One immediate issue pressuring Meehan is institutions outside Massachusetts that have been recruiting in Massachusetts for their programs. Specifically, said Meehan, Southern New Hampshire University, which enrolls an estimated 15,000 Massachusetts residents, as well as Penn State World Campus and Purdue Global.
While many universities like U-Mass are making the push to go digital, they’re realizing just “being online” is not enough, and building online programs does not automatically mean they will attract students to keep those programs going. As a result, many universities are increasingly turning to traditional marketing methods to help, shifting the race from building online learning to capturing market share.
In April 2017 Harvard business professor and management guru, Clayton Christensen doubled down on his provocative claim that half of all colleges will close within a decade. HigherEd is an industry that “for several centuries was not disrupted,” he said, but “online learning has put a kink in that.” Technology itself is not the disruptor, Christensen continued; a new business model is. But “it is technology that enables the new business model to coalesce, and that’s what is happening in HigherEd now.”
Connecting the Dots
While stepping back to get the historical perspective of the newspaper industry can’t show us what will happen in the learning industry, perhaps it can teach us to look critically at key questions related to our business model, assess how to provide real value, and think critically about how the technologies of tomorrow might fundamentally shift roles, distribution, revenue models, or something else.
Some key questions to consider might be:
- Sources of income — What are the sources of income, potential threats, and possible future sources?

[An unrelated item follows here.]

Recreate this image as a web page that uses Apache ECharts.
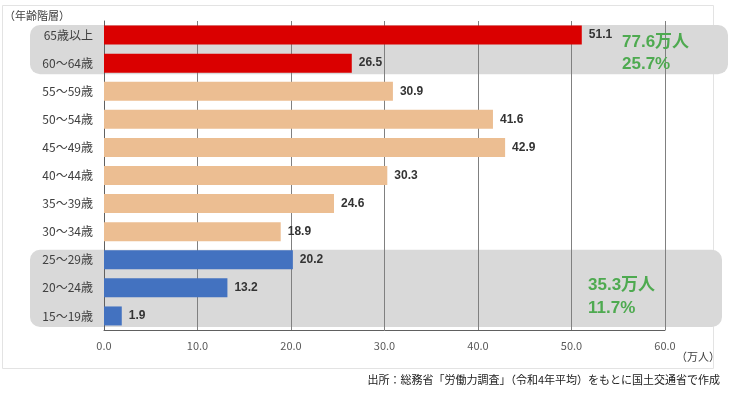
<!DOCTYPE html>
<html><head><meta charset="utf-8">
<script src="https://cdn.jsdelivr.net/npm/echarts@6/dist/echarts.min.js"></script>
<style>html,body{margin:0;padding:0;background:#fff}#c{width:740px;height:395px}</style>
</head><body><div id="c"></div>
<script>
const categories = ['65歳以上','60～64歳','55～59歳','50～54歳','45～49歳','40～44歳','35～39歳','30～34歳','25～29歳','20～24歳','15～19歳'];
const values = [51.1, 26.5, 30.9, 41.6, 42.9, 30.3, 24.6, 18.9, 20.2, 13.2, 1.9];
const groups = ['old','old','mid','mid','mid','mid','mid','mid','young','young','young'];
const groupColors = {old:'#DA0000', mid:'#ECBE92', young:'#4372C0'};
const xTicks = [0,10,20,30,40,50,60];
const notes = [
  {from:'65歳以上', to:'60～64歳', lines:['77.6万人','25.7%']},
  {from:'25～29歳', to:'15～19歳', lines:['35.3万人','11.7%']}
];
const FONT = '"Noto Sans CJK JP", "Noto Sans", sans-serif';
const NUMFONT = '"Liberation Sans", Arial, "Noto Sans CJK JP", sans-serif';

const chart = echarts.init(document.getElementById('c'), null, {renderer:'canvas'});
const option = {
  animation:false,
  grid:{left:104, right:75, top:21, bottom:65},
  xAxis:{type:'value', min:xTicks[0], max:xTicks[xTicks.length-1], interval:10,
    axisLine:{show:true, lineStyle:{color:'#606060', width:1}},
    axisTick:{show:false},
    axisLabel:{formatter:v=>v.toFixed(1), color:'#595959', fontSize:11, fontFamily:FONT, margin:10},
    splitLine:{show:true, lineStyle:{color:'#808080', width:1}}
  },
  yAxis:{type:'category', data:categories, inverse:true,
    axisLine:{show:true, lineStyle:{color:'#606060'}},
    axisTick:{show:false},
    axisLabel:{color:'#404040', fontSize:12, fontFamily:FONT, margin:11}
  },
  series:[{type:'bar', barWidth:19, z:3,
    data:values.map((v,i)=>({value:v, itemStyle:{color:groupColors[groups[i]]}})),
    label:{show:true, position:'right', distance:7, formatter:p=>p.value.toFixed(1),
      color:'#333', fontSize:12, fontWeight:'bold', fontFamily:NUMFONT}
  }],
  graphic:[]
};
chart.setOption(option);

function build(){
  const g = [];
  g.push({type:'rect', shape:{x:2.5, y:5.5, width:711, height:363}, style:{fill:'none', stroke:'#E3E3E3', lineWidth:1}, z:-20, silent:true});
  g.push({type:'text', style:{text:'（年齢階層）', x:4, y:16, fill:'#404040', font:'11px '+FONT, textVerticalAlign:'middle'}});
  g.push({type:'text', style:{text:'（万人）', x:720, y:357, fill:'#404040', font:'11px '+FONT, textAlign:'right', textVerticalAlign:'middle'}});
  g.push({type:'text', style:{text:'出所：総務省「労働力調査」（令和4年平均）をもとに国土交通省で作成', x:720, y:380, fill:'#222', font:'11px '+FONT, textAlign:'right', textVerticalAlign:'middle'}});
  const band = chart.convertToPixel({yAxisIndex:0}, categories[1]) - chart.convertToPixel({yAxisIndex:0}, categories[0]);
  notes.forEach((n, k)=>{
    const y1 = chart.convertToPixel({yAxisIndex:0}, n.from) - band/2 + 4;
    const y2 = chart.convertToPixel({yAxisIndex:0}, n.to) + band/2 - 3;
    const right = k===0 ? 728 : 722;
    g.push({type:'rect', shape:{x:30, y:y1, width:right-30, height:y2-y1, r:10}, style:{fill:'#D9D9D9'}, z:-10, silent:true});
    const tx = k===0 ? 622 : 588;
    const ty = k===0 ? [42, 64] : [285, 308];
    n.lines.forEach((t,j)=>{
      g.push({type:'text', z:10, style:{text:t, x:tx, y:ty[j], fill:'#4EAA50', font:'bold 17px '+NUMFONT, textVerticalAlign:'middle'}});
    });
  });
  chart.setOption({graphic:g});
}
build();
</script>
</body></html>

- Real and defensible value — What do our programs need to do and look like? How do we create defensible moats?
- Competition — Who is the competition regionally, nationally, globally and across industries? What can we learn from them? What can we do better?

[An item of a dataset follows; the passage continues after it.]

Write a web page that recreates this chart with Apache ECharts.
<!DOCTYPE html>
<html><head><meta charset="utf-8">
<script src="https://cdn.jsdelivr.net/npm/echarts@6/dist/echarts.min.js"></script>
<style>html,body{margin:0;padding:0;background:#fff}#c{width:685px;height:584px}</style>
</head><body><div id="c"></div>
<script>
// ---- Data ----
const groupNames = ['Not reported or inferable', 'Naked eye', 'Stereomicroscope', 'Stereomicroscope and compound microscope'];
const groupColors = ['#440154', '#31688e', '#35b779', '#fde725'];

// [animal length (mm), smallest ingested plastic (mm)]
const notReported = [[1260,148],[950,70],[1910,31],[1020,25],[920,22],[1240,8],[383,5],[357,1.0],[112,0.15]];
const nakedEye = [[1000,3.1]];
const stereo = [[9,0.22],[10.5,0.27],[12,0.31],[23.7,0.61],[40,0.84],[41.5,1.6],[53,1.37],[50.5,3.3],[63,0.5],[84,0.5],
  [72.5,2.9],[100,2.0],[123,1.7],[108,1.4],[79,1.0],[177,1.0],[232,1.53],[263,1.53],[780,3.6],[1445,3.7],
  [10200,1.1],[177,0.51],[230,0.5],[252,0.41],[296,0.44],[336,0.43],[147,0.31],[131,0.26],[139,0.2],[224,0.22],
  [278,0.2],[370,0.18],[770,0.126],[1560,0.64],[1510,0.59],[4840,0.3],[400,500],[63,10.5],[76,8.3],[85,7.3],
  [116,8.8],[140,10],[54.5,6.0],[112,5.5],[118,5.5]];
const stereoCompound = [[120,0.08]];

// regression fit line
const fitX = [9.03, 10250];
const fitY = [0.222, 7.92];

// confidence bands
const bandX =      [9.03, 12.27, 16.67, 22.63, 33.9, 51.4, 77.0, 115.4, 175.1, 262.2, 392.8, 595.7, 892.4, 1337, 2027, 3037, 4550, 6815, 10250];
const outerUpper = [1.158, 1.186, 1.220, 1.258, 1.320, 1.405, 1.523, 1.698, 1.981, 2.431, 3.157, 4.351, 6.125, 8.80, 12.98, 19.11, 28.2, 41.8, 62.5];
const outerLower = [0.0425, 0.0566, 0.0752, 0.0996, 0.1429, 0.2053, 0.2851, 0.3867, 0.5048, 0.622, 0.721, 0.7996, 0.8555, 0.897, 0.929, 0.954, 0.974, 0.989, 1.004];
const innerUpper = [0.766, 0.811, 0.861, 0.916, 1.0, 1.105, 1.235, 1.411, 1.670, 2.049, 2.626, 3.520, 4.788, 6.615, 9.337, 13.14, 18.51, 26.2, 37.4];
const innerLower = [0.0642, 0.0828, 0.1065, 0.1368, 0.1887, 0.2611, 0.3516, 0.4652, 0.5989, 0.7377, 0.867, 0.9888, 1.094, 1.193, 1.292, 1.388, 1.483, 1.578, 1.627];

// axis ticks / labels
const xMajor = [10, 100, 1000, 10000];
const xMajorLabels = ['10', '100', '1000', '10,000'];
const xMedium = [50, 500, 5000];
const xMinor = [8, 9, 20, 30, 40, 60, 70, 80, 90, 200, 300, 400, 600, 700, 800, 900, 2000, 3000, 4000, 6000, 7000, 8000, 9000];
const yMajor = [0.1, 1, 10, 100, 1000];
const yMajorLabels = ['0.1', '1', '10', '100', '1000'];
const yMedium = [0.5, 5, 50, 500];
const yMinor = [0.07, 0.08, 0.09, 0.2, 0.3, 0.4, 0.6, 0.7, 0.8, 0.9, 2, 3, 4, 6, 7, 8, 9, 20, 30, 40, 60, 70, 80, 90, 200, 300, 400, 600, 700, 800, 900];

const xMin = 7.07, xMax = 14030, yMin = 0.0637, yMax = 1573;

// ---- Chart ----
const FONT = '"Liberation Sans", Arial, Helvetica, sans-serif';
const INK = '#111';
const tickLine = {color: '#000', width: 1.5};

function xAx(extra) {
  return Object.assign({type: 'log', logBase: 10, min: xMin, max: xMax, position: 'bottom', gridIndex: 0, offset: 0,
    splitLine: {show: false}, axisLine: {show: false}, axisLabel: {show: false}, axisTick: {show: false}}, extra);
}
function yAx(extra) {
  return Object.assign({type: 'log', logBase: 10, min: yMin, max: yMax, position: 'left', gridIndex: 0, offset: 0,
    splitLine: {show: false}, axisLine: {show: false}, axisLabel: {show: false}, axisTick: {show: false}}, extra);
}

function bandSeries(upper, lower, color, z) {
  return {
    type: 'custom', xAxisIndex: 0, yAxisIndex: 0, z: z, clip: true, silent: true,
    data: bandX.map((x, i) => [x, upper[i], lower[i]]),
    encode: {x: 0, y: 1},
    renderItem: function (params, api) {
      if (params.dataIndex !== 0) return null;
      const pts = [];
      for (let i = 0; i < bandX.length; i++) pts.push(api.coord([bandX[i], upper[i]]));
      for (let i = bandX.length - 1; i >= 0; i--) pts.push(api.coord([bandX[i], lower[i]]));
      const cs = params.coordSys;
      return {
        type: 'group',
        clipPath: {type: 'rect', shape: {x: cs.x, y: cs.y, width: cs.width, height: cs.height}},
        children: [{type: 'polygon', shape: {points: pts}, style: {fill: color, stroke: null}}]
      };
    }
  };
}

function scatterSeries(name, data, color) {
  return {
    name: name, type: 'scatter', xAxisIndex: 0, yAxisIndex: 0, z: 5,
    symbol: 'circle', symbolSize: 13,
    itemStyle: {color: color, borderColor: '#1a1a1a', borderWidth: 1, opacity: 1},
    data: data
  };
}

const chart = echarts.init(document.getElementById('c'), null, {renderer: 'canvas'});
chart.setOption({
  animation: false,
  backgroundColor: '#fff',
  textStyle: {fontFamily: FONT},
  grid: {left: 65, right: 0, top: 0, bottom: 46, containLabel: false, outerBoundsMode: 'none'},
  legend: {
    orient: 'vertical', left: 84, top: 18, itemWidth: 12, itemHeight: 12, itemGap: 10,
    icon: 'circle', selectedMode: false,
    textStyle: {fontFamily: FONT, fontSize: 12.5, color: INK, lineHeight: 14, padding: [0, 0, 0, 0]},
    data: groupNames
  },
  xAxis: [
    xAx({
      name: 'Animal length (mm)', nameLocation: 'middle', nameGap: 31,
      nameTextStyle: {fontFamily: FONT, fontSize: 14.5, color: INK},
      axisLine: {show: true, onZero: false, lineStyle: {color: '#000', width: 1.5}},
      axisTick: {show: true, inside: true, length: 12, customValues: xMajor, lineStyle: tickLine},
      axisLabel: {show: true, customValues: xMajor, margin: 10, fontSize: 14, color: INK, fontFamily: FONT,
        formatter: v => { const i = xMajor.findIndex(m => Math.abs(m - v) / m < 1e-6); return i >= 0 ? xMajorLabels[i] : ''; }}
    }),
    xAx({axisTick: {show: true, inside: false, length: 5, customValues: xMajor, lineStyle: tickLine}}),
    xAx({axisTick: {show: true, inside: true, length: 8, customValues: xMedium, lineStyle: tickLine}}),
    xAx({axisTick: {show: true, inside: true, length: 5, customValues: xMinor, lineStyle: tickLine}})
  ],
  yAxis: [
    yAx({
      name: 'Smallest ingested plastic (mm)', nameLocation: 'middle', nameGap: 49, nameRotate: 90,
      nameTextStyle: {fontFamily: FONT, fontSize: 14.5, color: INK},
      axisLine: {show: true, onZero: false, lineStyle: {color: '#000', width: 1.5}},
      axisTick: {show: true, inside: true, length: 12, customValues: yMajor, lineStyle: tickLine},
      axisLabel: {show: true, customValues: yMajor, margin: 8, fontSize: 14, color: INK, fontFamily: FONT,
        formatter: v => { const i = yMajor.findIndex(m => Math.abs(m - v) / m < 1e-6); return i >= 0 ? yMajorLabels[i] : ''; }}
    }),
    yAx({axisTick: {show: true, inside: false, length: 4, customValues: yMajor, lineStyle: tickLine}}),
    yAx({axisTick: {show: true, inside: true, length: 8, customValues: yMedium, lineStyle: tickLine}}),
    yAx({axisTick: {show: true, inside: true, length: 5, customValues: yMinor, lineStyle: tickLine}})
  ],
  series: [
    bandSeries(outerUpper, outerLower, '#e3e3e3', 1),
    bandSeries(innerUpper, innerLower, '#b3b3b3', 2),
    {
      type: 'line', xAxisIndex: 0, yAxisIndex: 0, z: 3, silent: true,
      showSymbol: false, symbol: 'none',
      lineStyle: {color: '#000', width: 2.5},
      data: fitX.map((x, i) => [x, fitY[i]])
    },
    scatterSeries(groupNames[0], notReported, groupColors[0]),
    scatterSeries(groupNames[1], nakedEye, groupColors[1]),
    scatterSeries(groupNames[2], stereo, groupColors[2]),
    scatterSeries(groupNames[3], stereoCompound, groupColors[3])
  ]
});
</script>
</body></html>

- Operations — What needs to change and what is changing?
- Which of our organizational structures are outdated? (Can we afford to just add digital learning or do we also need to rethink our operational model, partnerships, vendor relationships, and on-ground footprint?)

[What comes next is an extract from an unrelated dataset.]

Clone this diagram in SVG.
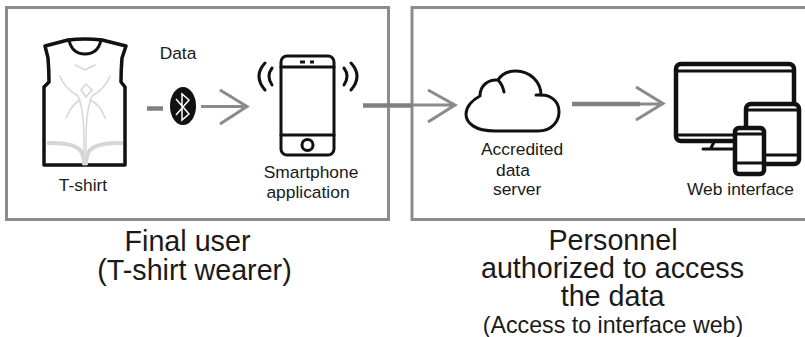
<svg xmlns="http://www.w3.org/2000/svg" width="805" height="337" viewBox="0 0 805 337">
<style>
text{font-family:"Liberation Sans",Arial,sans-serif;fill:#1a1a1a}
.s{font-size:17.400px}
.b{font-size:28.700px}
.box{fill:none;stroke:#8c8c8c;stroke-width:3}
.k{fill:none;stroke:#111;stroke-width:3;stroke-linecap:round;stroke-linejoin:round}
.m{fill:#fff;stroke:#111;stroke-width:4.500;stroke-linecap:round;stroke-linejoin:round}
.g{fill:none;stroke:#d6d6d6;stroke-width:1.500;stroke-linecap:round}
.c{fill:none;stroke:#808080;stroke-width:4.500}
.h{fill:none;stroke:#8a8a8a;stroke-width:3}
</style>
<rect width="805" height="337" fill="#fff"/>
<rect class="box" x="6.500" y="7.500" width="382" height="212"/>
<path class="box" d="M805 7.500H412V219.500H805"/>
<g id="tshirt">
<path class="k" style="stroke-width:3.500" d="M68 40L45 46L48 58C49 70 49 76 49 82L44 87V165H125V87L121 82C121 76 121 70 122 58L126 46L102 40Q85 38 68 40Z"/>
<path class="k" d="M69 40Q72 54 85 54Q98 54 101 40"/>
<path class="g" d="M60 76Q64 88 78 96Q84 110 84 140V165M110 76Q106 88 92 96Q86 110 86 140V165M86 84L92 90L86 97L81 90ZM66 118Q72 104 80 100M105 118Q100 104 90 100M75 65Q82 68 85 70Q88 68 95 65"/>
<path d="M47 143Q72 142 80 150Q84 155 84 165M123 143Q98 142 90 150Q86 155 86 165" fill="none" stroke="#d6d6d6" stroke-width="4"/>
<text class="s" x="83" y="191" text-anchor="middle">T-shirt</text>
</g>
<g id="bluetooth">
<ellipse cx="183" cy="106" rx="13" ry="19" fill="#111"/>
<path d="M176 99L189 114L182 120V94L189 100L176 115" fill="none" stroke="#fff" stroke-width="1.500"/>
<text class="s" x="178" y="59" text-anchor="middle">Data</text>
</g>
<g id="smartphone">
<rect class="k" x="281" y="56" width="53" height="99" rx="6"/>
<path class="k" d="M281 67H334M281 135H334"/>
<path d="M300 62H305M310 62H314" stroke="#111" stroke-width="3" fill="none"/>
<circle cx="307.500" cy="145" r="5.500" fill="none" stroke="#111" stroke-width="3"/>
<path class="k" d="M265 63Q253 76 265 90M272 68Q266 76 272 85M351 63Q363 76 351 90M344 68Q350 76 344 85"/>
<text class="s" x="311" y="178" text-anchor="middle">Smartphone</text>
<text class="s" x="308" y="198" text-anchor="middle">application</text>
</g>
<g id="cloud">
<path class="k" d="M495 131H538C553 131 559 120 559 112C559 102 552 95 541 95C541 82 530 71 516 71C507 71 501 75 498 80C489 79 480 85 480 96C472 100 466 107 466 114C466 123 475 131 495 131Z"/>
<path class="k" d="M498 80C501 83 503 87 504 92M541 95H536"/>
<text class="s" x="481" y="155">Accredited</text>
<text class="s" x="496" y="176">data</text>
<text class="s" x="493" y="195">server</text>
</g>
<g id="devices">
<rect class="m" x="676" y="64" width="118" height="77" rx="5"/>
<path class="k" d="M676 71H794M676 135H794"/>
<path class="k" d="M703 149H735M714 142L711 148"/>
<rect class="m" x="746" y="104" width="53" height="60" rx="5"/>
<path class="k" d="M746 110H799M746 155H799"/>
<rect class="m" x="735" y="128" width="29" height="46" rx="4"/>
<path class="k" d="M735 134H764M735 163H764"/>
<text class="s" x="687" y="195">Web interface</text>
</g>
<g id="connectors">
<path class="c" d="M147 108.500H163"/>
<path class="h" d="M201 106.500H247M220 90L247 106.500L220 124"/>
<path class="c" d="M363 105.500H412"/>
<path class="h" d="M412 105H455M428 90L455 105L428 122"/>
<path class="c" d="M572 104H640"/>
<path class="h" d="M640 104H663M636 87L663 103.500L636 120"/>
</g>
<g id="labels">
<text class="b" x="187.500" y="251" text-anchor="middle">Final user</text>
<text class="b" x="194.500" y="280" text-anchor="middle">(T-shirt wearer)</text>
<text class="b" x="613" y="250" text-anchor="middle">Personnel</text>
<text class="b" x="612.500" y="278" text-anchor="middle">authorized to access</text>
<text class="b" x="612.500" y="306" text-anchor="middle">the data</text>
<text x="613" y="333" text-anchor="middle" style="font-size:23.200px">(Access to interface web)</text>
</g>
</svg>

- What type of staff should we hire? (Are there new types of professionals such as learning designers, product developers, marketers, data scientists, etc. that are essential in creating a new, efficient model?)
- What do we need to do to attract consumers, i.e., students? (leverage new and old methods — e.g., creating a strong brand, advertising, embracing social media, and inbound marketing techniques?
- How might platforms, automation, and machine learning impact the future of learning and the business model?
Evolve and Thrive
Thoughtful reflection on questions like these can help us advance to serve students better. One thing is for sure, surface-level adaptation, i.e., just putting courses online, will not be enough. Whatever approach you take to evolve, create value for learners, and build a sustainable business model, it’s imperative to make sure you have the right people in place. And this will likely include professionals with skills outside of traditional education. Who’s on your dream team?